Additionally, a few fixes have been made in the duct-tape code. For example, tasks now handle audit and security tokens like we used to do in the LKM. They also properly initialize and destroy their semaphore queues. Both threads and tasks now properly free their allocated structures.
More importantly, threads and tasks are now properly destroyed. In order to do this, a "kernel" microthread had to be introduced to perform "kernel" work from the managing code (since certain duct-tape destruction operations expect to be running in a microthread context). Additionally, this had to be an additional microthread because the managing code can't use thread calls, since those already expect a microthread context.
The Server can now easily monitor arbitrary descriptors using Monitors. Process monitoring has been converted to this system as well.
Most importantly, however, is that we can now detect `execve`s. libsystem_kernel opens a close-on-exec pipe and sends the read end to the server. When `execve` succeeds, the pipe is simply closed. When `execve` fails, libsystem_kernel writes a single byte to the pipe and then closes it. On the server side, we listen for a hang-up (this indicates the write end of the pipe has been closed). If we are able to read a byte, we know the execve failed; otherwise, if we read nothing (EOF), then we know it succeeded.

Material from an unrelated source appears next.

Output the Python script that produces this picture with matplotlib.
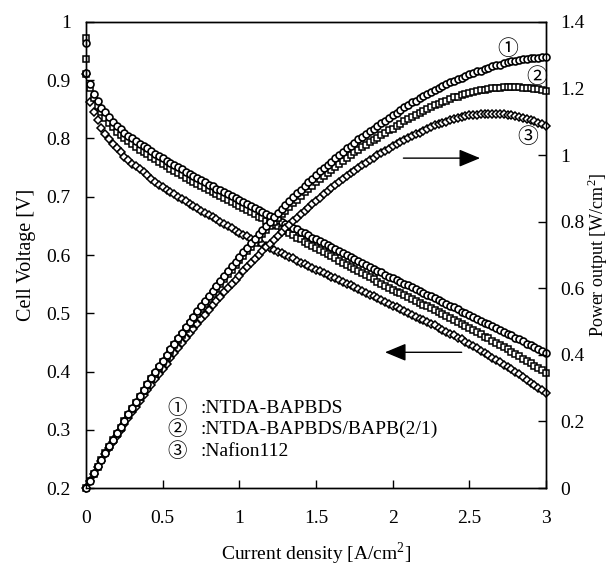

Together with changes in libsystem_kernel, this commit allows startup to progress to vchroot doing its thing (vchrooting) and then executing launchd. launchd then proceeds to die when trying to open a kqueue (as this still uses the LKM API).
Most of the newly added functions are just stubs for MIG calls. However, we now properly initialize IPC and related subsystems and we now have copyin/copyout that allows basic `mach_msg_overwrite_trap` usage.
dyld now progresses to `getHostInfo` and successfully retrieves `host_info` with a kernel MIG call (and then proceeds to die on `mach_port_deallocate`, since it hasn't been updated yet).